Tabuthema Gehalt: Darf man über sein Entgelt reden?

17.02.2021, foodjobs.de.

Diese Frage beschäftigt viele Arbeitnehmer, denn beim Tabuthema Gehalt sind die meisten lieber vorsichtig – vor allem dann, wenn eine Verschwiegenheitsklausel im Arbeitsvertrag zu finden ist. Thomas Schulz, freiberuflicher Rechtsanwalt mit arbeitsrechtlichem Schwerpunkt, erklärt, inwieweit man sich mit den Arbeitskollegen über das Gehalt austauschen darf. 

Häufig findet man in Arbeitsverträgen weitreichende Verschwiegenheitsklauseln. Dies ist in Bezug auf vertrauliche Betriebsgeheimnisse auch völlig legitim und zulässig, vor allem in der Produkt- und Rezepturentwicklung oder im Vertrieb. Oft finden sich in solchen Klauseln jedoch auch pauschal formulierte Zusätze, in denen steht, dass der Mitarbeiter nicht mit Kollegen über sein Gehalt sprechen darf. 

Das Landesarbeitsgericht Mecklenburg-Vorpommern hat hierzu im Jahr 2009 entschieden, dass eine solch generelle und pauschale Formulierung unwirksam ist, denn „eine Klausel, wonach der Arbeitnehmer verpflichtet ist, über seine Arbeitsvergütung auch gegenüber Arbeitskollegen Verschwiegenheit zu bewahren, ist unwirksam, da sie den Arbeitnehmer daran hindert, Verstöße gegen den Gleichbehandlungsgrundsatz im Rahmen der Lohngestaltung gegenüber dem Arbeitgeber erfolgreich geltend zu machen. Darüber hinaus verstößt sie gegen Art. 9 Abs. 3 GG.“ (LAG Mecklenburg-Vorpommern, Urteil vom 21.10.2009 – 2 Sa 183/09)  

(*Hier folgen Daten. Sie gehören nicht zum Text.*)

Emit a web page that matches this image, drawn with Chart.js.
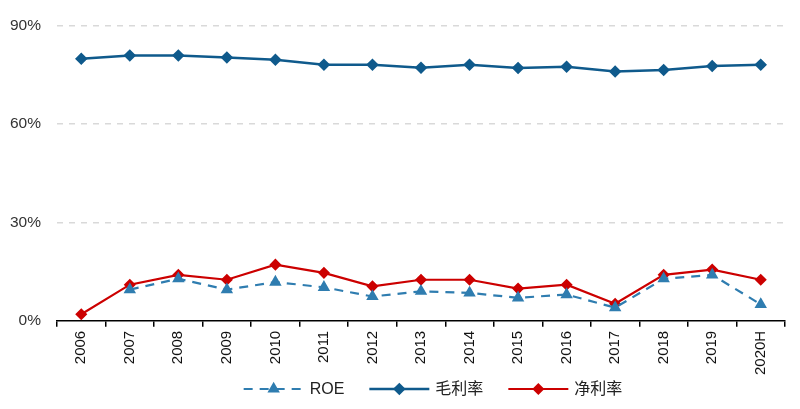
<!DOCTYPE html>
<html>
<head>
<meta charset="utf-8">
<script src="https://cdn.jsdelivr.net/npm/chart.js@4/dist/chart.umd.min.js"></script>
<style>
  html, body { margin: 0; padding: 0; background: #fff; }
  #wrap { width: 800px; height: 409px; }
</style>
</head>
<body>
<div id="wrap"><canvas id="myChart"></canvas></div>
<script>
const years = ["2006", "2007", "2008", "2009", "2010", "2011", "2012", "2013",
  "2014", "2015", "2016", "2017", "2018", "2019", "2020H"];
const roe = [null, 9.5, 12.8, 9.5, 11.8, 10.2, 7.4, 9.0, 8.5, 7.0, 8.0, 4.0, 12.8, 14.0, 5.0];
const grossMargin = [79.8, 80.8, 80.8, 80.2, 79.5, 78.0, 78.0, 77.1, 78.0, 77.0, 77.4, 75.9, 76.4, 77.6, 78.0];
const netMargin = [2.0, 11.0, 14.0, 12.5, 17.1, 14.6, 10.5, 12.5, 12.5, 9.8, 11.0, 5.2, 14.0, 15.6, 12.5];
const yTicks = [0, 30, 60, 90];

const FONT = "'Liberation Sans', Arial, 'Noto Sans CJK SC', sans-serif";

// legend with line + marker, drawn under the x labels
const lineLegend = {
  id: "lineLegend",
  afterDraw(chart) {
    const ctx = chart.ctx;
    const items = chart.data.datasets;
    const lineLen = 60, gap = 6, spacing = 25;
    ctx.save();
    ctx.font = "16px " + FONT;
    let total = 0;
    items.forEach((d, i) => {
      total += lineLen + gap + ctx.measureText(d.label).width;
      if (i < items.length - 1) total += spacing;
    });
    const area = chart.chartArea;
    let x = (area.left + area.right) / 2 - total / 2 + 12;
    const y = chart.height - 20;
    items.forEach((d) => {
      ctx.strokeStyle = d.borderColor;
      ctx.lineWidth = d.borderWidth;
      ctx.setLineDash(d.borderDash || []);
      ctx.beginPath();
      ctx.moveTo(x, y);
      ctx.lineTo(x + lineLen, y);
      ctx.stroke();
      ctx.setLineDash([]);
      ctx.fillStyle = d.pointBackgroundColor;
      Chart.helpers.drawPoint(ctx, {
        pointStyle: d.pointStyle,
        radius: d.pointRadius,
        borderWidth: 1
      }, x + lineLen / 2, y);
      ctx.fillStyle = "#222";
      ctx.textBaseline = "middle";
      ctx.textAlign = "left";
      ctx.fillText(d.label, x + lineLen + gap, y + 1);
      x += lineLen + gap + ctx.measureText(d.label).width + spacing;
    });
    ctx.restore();
  }
};

Chart.defaults.font.family = FONT;

new Chart("myChart", {
  type: "line",
  data: {
    labels: years,
    datasets: [
      {
        label: "ROE",
        data: roe,
        borderColor: "#2f7db0",
        backgroundColor: "#2f7db0",
        pointBackgroundColor: "#2f7db0",
        pointBorderColor: "#2f7db0",
        borderWidth: 2.2,
        borderDash: [9, 7],
        pointStyle: "triangle",
        pointRadius: 5,
        tension: 0
      },
      {
        label: "毛利率",
        data: grossMargin,
        borderColor: "#0f5a8c",
        backgroundColor: "#0f5a8c",
        pointBackgroundColor: "#0f5a8c",
        pointBorderColor: "#0f5a8c",
        borderWidth: 2.5,
        pointStyle: "rectRot",
        pointRadius: 4.5,
        tension: 0
      },
      {
        label: "净利率",
        data: netMargin,
        borderColor: "#cc0000",
        backgroundColor: "#cc0000",
        pointBackgroundColor: "#cc0000",
        pointBorderColor: "#cc0000",
        borderWidth: 2.2,
        pointStyle: "rectRot",
        pointRadius: 4.5,
        tension: 0
      }
    ]
  },
  options: {
    responsive: true,
    maintainAspectRatio: false,
    animation: false,
    layout: { padding: { top: 8, left: 2, right: 15, bottom: 30 } },
    plugins: {
      legend: { display: false },
      tooltip: { enabled: false }
    },
    scales: {
      x: {
        offset: true,
        grid: {
          offset: true,
          drawOnChartArea: false,
          drawTicks: true,
          tickLength: 6,
          color: "#000",
          lineWidth: 1.5
        },
        border: { display: true, color: "#000", width: 1.5 },
        ticks: {
          minRotation: 90,
          maxRotation: 90,
          padding: 4,
          color: "#111",
          font: { size: 15 }
        }
      },
      y: {
        min: 0,
        max: 90,
        afterBuildTicks: (axis) => {
          axis.ticks = yTicks.map((v) => ({ value: v }));
        },
        afterFit: (axis) => {
          axis.width = 55;
        },
        grid: {
          drawTicks: false,
          color: (c) => (c.tick && c.tick.value === 0 ? "rgba(0,0,0,0)" : "#d9d9d9"),
          lineWidth: 1.5
        },
        border: { display: false, dash: [6, 6] },
        ticks: {
          padding: 16,
          color: "#333",
          font: { size: 15.5 },
          callback: (v) => v + "%"
        }
      }
    }
  },
  plugins: [lineLegend]
});
</script>
</body>
</html>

Somit kann der Arbeitgeber seinem Mitarbeiter grundsätzlich nicht pauschal verbieten, über sein Gehalt zu sprechen und sich mit den Kollegen diesbezüglich auszutauschen. Der Arbeitgeber muss außerdem im Rahmen des Gleichbehandlungsgrundsatzes bei der Lohngestaltung fair sein, was wiederum der Arbeitnehmer „überprüfen“ können muss. Dies gelingt jedoch nur dann, wenn der Arbeitnehmer über sein Gehalt sprechen darf. 

Neben dem Urteil des LAG Mecklenburg-Vorpommern, schützt den Arbeitnehmer daher das sogenannte Entgelttransparenzgesetz aus dem Jahr 2017. Mit diesem Gesetz soll sichergestellt werden, dass Männer und Frauen für die gleiche Arbeit gleich bezahlt werden und Arbeitgeber auf Nachfrage Auskunft über die Entgeltstruktur in Bezug auf einzelne Vergleichsgruppen im Unternehmen geben müssen. Demnach sichern sowohl Judikatur als auch Gesetzgebung dem Arbeitnehmer grundsätzlich zu, über sein Gehalt sprechen zu dürfen.   

Aber wie so oft bei juristischen Fragestellungen heißt es auch hier: keine Regel ohne Ausnahme. Aus diesem Grund sagen wir Juristen so gerne „grundsätzlich“. Denn in Ausnahmefällen kann es tatsächlich möglich sein, dass der Arbeitgeber mit einer wirksamen Klausel im Arbeitsvertrag den Arbeitnehmer zur Verschwiegenheit über sein Entgelt verpflichten kann. Dies ist zwar eher die Ausnahme, jedoch unter Umständen vorstellbar. Besonders dann, wenn es um eine Gefährdung der Wettbewerbsfähigkeit des Arbeitgebers geht. In der Lebensmittelindustrie sind meines Wissens solche Fälle aber eher die Ausnahme.